• Stated problem
Omit the pictures and output exactly the lines from the start of the entries through the line containing "import plotly.graph_objects as go".

• Provided records
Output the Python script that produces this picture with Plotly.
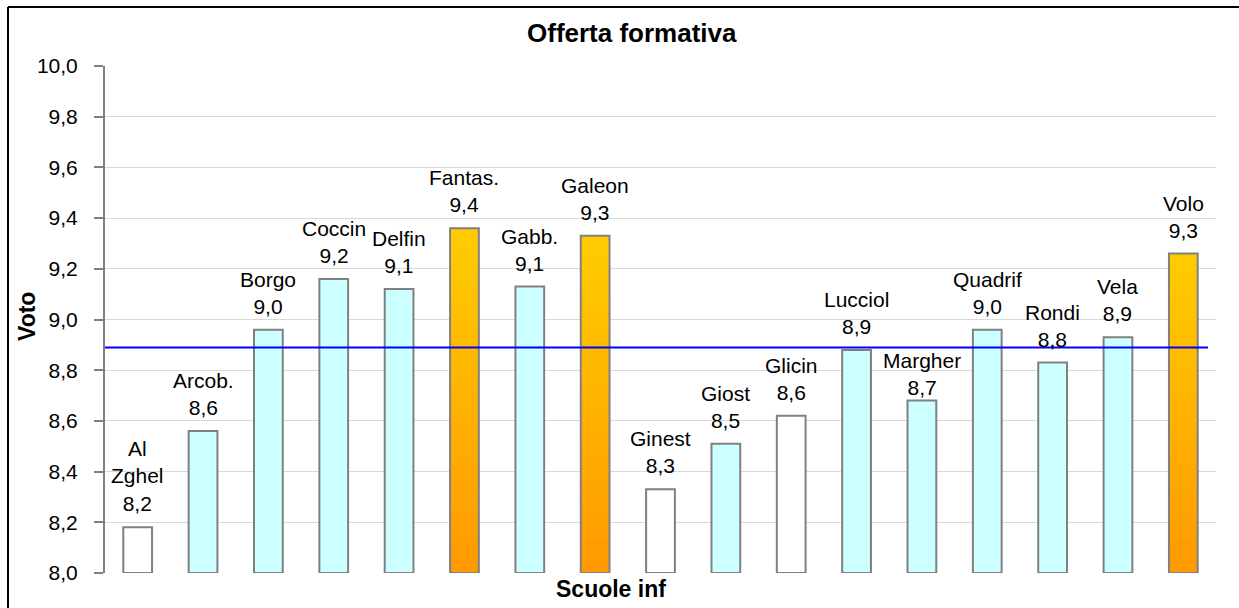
import plotly.graph_objects as go

# ---------------- data ----------------
schools = ["Al Zghel", "Arcob.", "Borgo", "Coccin", "Delfin", "Fantas.", "Gabb.",
           "Galeon", "Ginest", "Giost", "Glicin", "Lucciol", "Margher", "Quadrif",
           "Rondi", "Vela", "Volo"]
scores = [8.18, 8.56, 8.96, 9.16, 9.12, 9.36, 9.13, 9.33, 8.33, 8.51, 8.62,
          8.88, 8.68, 8.96, 8.83, 8.93, 9.26]
groups = ["low", "mid", "mid", "mid", "mid", "top", "mid", "top", "low", "mid",
          "low", "mid", "mid", "mid", "mid", "mid", "top"]
avg_score = 8.89
y_tickvals = [8.0, 8.2, 8.4, 8.6, 8.8, 9.0, 9.2, 9.4, 9.6, 9.8, 10.0]
chart_title = "Offerta formativa"
x_title = "Scuole inf"
y_title = "Voto"

# ---------------- style ----------------
FONT = "Liberation Sans, Arial, sans-serif"
W, H = 1239, 608
L, R, T, B = 105, 23, 66, 35
PW, PH = W - L - R, H - T - B
Y0, Y1 = 8.0, 10.0
fill_map = {"low": "#FFFFFF", "mid": "#CCFFFF", "top": "rgba(0,0,0,0)"}
outline = "#808080"
grad_bottom = (0xFF, 0x99, 0x00)
grad_top = (0xFF, 0xCC, 0x00)
label_nudge = {"Margher": -10}


def px_x(px):
    return (px - L) / PW


def px_y(py):
    return (H - B - py) / PH


fig = go.Figure()

# gradient fill for the highlighted bars (stacked overlapping segments)
top_x = [s for s, g in zip(schools, groups) if g == "top"]
top_v = [v for v, g in zip(scores, groups) if g == "top"]
N = 40
for k in range(N):
    f = (k + 0.5) / N
    c = tuple(round(a + (b - a) * f) for a, b in zip(grad_bottom, grad_top))
    fig.add_trace(go.Bar(
        x=top_x,
        base=[Y0 + (v - Y0) * k / N for v in top_v],
        y=[(v - Y0) * (1 - k / N) for v in top_v],
        marker=dict(color="rgb(%d,%d,%d)" % c, line=dict(width=0)),
        hoverinfo="skip", showlegend=False,
    ))

# main bars with outlines
fig.add_trace(go.Bar(
    x=schools,
    base=[Y0] * len(scores),
    y=[v - Y0 for v in scores],
    marker=dict(color=[fill_map[g] for g in groups],
                line=dict(color=outline, width=2)),
    hoverinfo="skip", showlegend=False,
))

# data labels
for s, v in zip(schools, scores):
    txt = s.replace(" ", "<br>") + "<br>" + ("%.1f" % v).replace(".", ",")
    fig.add_annotation(x=s, y=v, xref="x", yref="y", text=txt, showarrow=False,
                       yanchor="bottom", xanchor="center",
                       yshift=10 + label_nudge.get(s, 0),
                       font=dict(family=FONT, size=21, color="#000000"))

# average line
fig.add_shape(type="line", xref="paper", yref="y", x0=0, x1=px_x(1208),
              y0=avg_score, y1=avg_score, line=dict(color="#0000FF", width=2))

# outer chart border (top and left)
fig.add_shape(type="line", xref="paper", yref="paper", x0=px_x(8), x1=px_x(1245),
              y0=px_y(7), y1=px_y(7), line=dict(color="#000000", width=2))
fig.add_shape(type="line", xref="paper", yref="paper", x0=px_x(8), x1=px_x(8),
              y0=px_y(7), y1=px_y(615), line=dict(color="#000000", width=2))

# titles
fig.add_annotation(text="<b>" + chart_title + "</b>", xref="paper", yref="paper",
                   x=px_x(632), y=px_y(33), showarrow=False, xanchor="center",
                   yanchor="middle", font=dict(family=FONT, size=26, color="#000"))
fig.add_annotation(text="<b>" + x_title + "</b>", xref="paper", yref="paper",
                   x=px_x(611), y=px_y(589), showarrow=False, xanchor="center",
                   yanchor="middle", font=dict(family=FONT, size=23, color="#000"))
fig.add_annotation(text="<b>" + y_title + "</b>", xref="paper", yref="paper",
                   x=px_x(27), y=px_y(317), showarrow=False, xanchor="center",
                   yanchor="middle", textangle=-90,
                   font=dict(family=FONT, size=23, color="#000"))

fig.update_layout(
    width=W, height=H,
    margin=dict(l=L, r=R, t=T, b=B, pad=0),
    paper_bgcolor="#FFFFFF", plot_bgcolor="#FFFFFF",
    barmode="overlay", bargap=0.56,
    separators=",.",
    showlegend=False,
    font=dict(family=FONT, size=21, color="#000000"),
)
fig.update_xaxes(type="category", categoryarray=schools, showticklabels=False,
                 showgrid=False, zeroline=False, showline=False, ticks="",
                 range=[-0.5, len(schools) - 0.5])
fig.update_yaxes(range=[Y0, Y1], tickvals=y_tickvals, tickformat=".1f",
                 showgrid=True, gridcolor="#D9D9D9", gridwidth=1,
                 zeroline=False, showline=True, linecolor="#808080", linewidth=2,
                 ticks="outside", ticklen=9, tickcolor="#808080", tickwidth=1.5,
                 ticklabelstandoff=12,
                 tickfont=dict(family=FONT, size=21, color="#000000"))

fig.write_html("out.html", config={"displayModeBar": False},
               post_script="document.body.style.margin='0';"
                           "document.body.style.overflow='hidden';")
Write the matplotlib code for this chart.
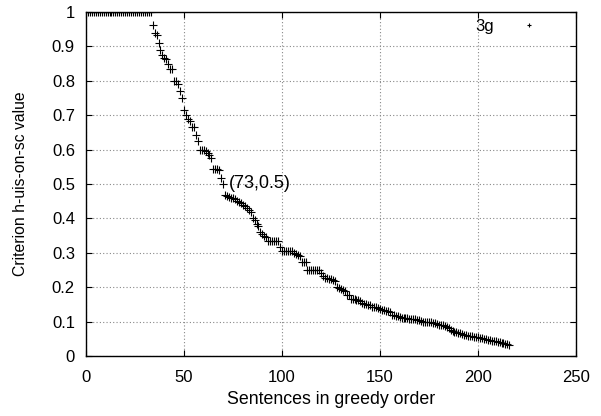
import matplotlib
matplotlib.use("Agg")
import matplotlib.pyplot as plt

plt.rcParams['font.family'] = ['Liberation Sans', 'DejaVu Sans']

# Criterion value for each sentence in greedy order (x = 1..216)
y_values = (
    [1.0] * 33 +
    [0.962, 0.938, 0.933, 0.909, 0.889, 0.875, 0.867, 0.864, 0.85, 0.833,
     0.833, 0.8, 0.8, 0.792, 0.769, 0.75, 0.714, 0.7, 0.688, 0.682,
     0.667, 0.667, 0.643, 0.625, 0.6, 0.6, 0.6, 0.596, 0.59, 0.583,
     0.577, 0.545, 0.545, 0.545, 0.541, 0.516, 0.5, 0.467, 0.465, 0.462,
     0.46, 0.458, 0.455, 0.452, 0.449, 0.446, 0.44, 0.435, 0.429, 0.423,
     0.42, 0.4, 0.394, 0.383, 0.379, 0.36, 0.355, 0.35, 0.347, 0.333,
     0.333, 0.333, 0.333, 0.333, 0.333, 0.316, 0.305, 0.305, 0.305, 0.305,
     0.305, 0.305, 0.3, 0.297, 0.294, 0.29, 0.273, 0.273, 0.273, 0.25,
     0.25, 0.25, 0.25, 0.25, 0.25, 0.25, 0.24, 0.232, 0.227, 0.226,
     0.225, 0.224, 0.222, 0.217, 0.2, 0.197, 0.196, 0.192, 0.188, 0.178,
     0.176, 0.167, 0.166, 0.165, 0.164, 0.162, 0.16, 0.153, 0.151, 0.15,
     0.149, 0.148, 0.143, 0.143, 0.142, 0.14, 0.136, 0.134, 0.133, 0.132,
     0.13, 0.128, 0.12, 0.118, 0.116, 0.115, 0.112, 0.111, 0.111, 0.11,
     0.11, 0.109, 0.109, 0.108, 0.107, 0.105, 0.104, 0.102, 0.1, 0.1,
     0.1, 0.099, 0.098, 0.097, 0.096, 0.094, 0.091, 0.09, 0.089, 0.087,
     0.085, 0.08, 0.076, 0.073, 0.071, 0.07, 0.068, 0.066, 0.064, 0.062,
     0.06, 0.059, 0.058, 0.057, 0.056, 0.055, 0.054, 0.053, 0.052, 0.05,
     0.048, 0.047, 0.046, 0.045, 0.044, 0.043, 0.042, 0.04, 0.038, 0.037,
     0.036, 0.035, 0.033]
)
x_values = list(range(1, len(y_values) + 1))

series_label = "3g"
annot_point = (73, 0.5)
annot_text = "(73,0.5)"
x_ticks = [0, 50, 100, 150, 200, 250]
y_ticks = [0, 0.1, 0.2, 0.3, 0.4, 0.5, 0.6, 0.7, 0.8, 0.9, 1]
y_tick_labels = ["0", "0.1", "0.2", "0.3", "0.4", "0.5", "0.6", "0.7", "0.8", "0.9", "1"]
x_label = "Sentences in greedy order"
y_label = "Criterion h-uis-on-sc value"

fig = plt.figure(figsize=(6.01, 4.16), dpi=100)
ax = fig.add_axes([86 / 601, 1 - 356 / 416, 490 / 601, 344 / 416])

ax.plot(x_values, y_values, linestyle='none', marker='+', color='black',
        markersize=5.5, markeredgewidth=0.8, label=series_label)

ax.set_xlim(0, 250)
ax.set_ylim(0, 1)
ax.set_xticks(x_ticks)
ax.set_yticks(y_ticks)
ax.set_yticklabels(y_tick_labels)
ax.tick_params(direction='in', length=4, width=0.8, top=True, right=True,
               labelsize=12, colors='black')
ax.tick_params(axis='x', pad=10)
ax.tick_params(axis='y', pad=8)
ax.grid(True, linestyle=(0, (1, 2)), color='#888888', linewidth=0.8)
for s in ax.spines.values():
    s.set_linewidth(1.0)
    s.set_color('black')

ax.set_xlabel(x_label, fontsize=12.8)
ax.xaxis.set_label_coords(0.5, -(399 - 356) / 344, transform=ax.transAxes)
ax.set_ylabel(y_label, fontsize=11.3)
ax.yaxis.set_label_coords(-(86 - 21) / 490, 0.5, transform=ax.transAxes)
ax.xaxis.label.set_va('center')
ax.yaxis.label.set_va('center')

ax.text(annot_point[0], annot_point[1], annot_text, fontsize=13,
        ha='left', va='center')

leg = ax.legend(loc='upper right', bbox_to_anchor=(0.951, 1.0),
                frameon=False, markerfirst=False, fontsize=12,
                handlelength=2.0, handletextpad=1.1, borderaxespad=0.0,
                borderpad=0.4, markerscale=0.6)

fig.savefig("out.png", dpi=100)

• Task answer
Output the Python script that produces this picture with Plotly.
import plotly.graph_objects as go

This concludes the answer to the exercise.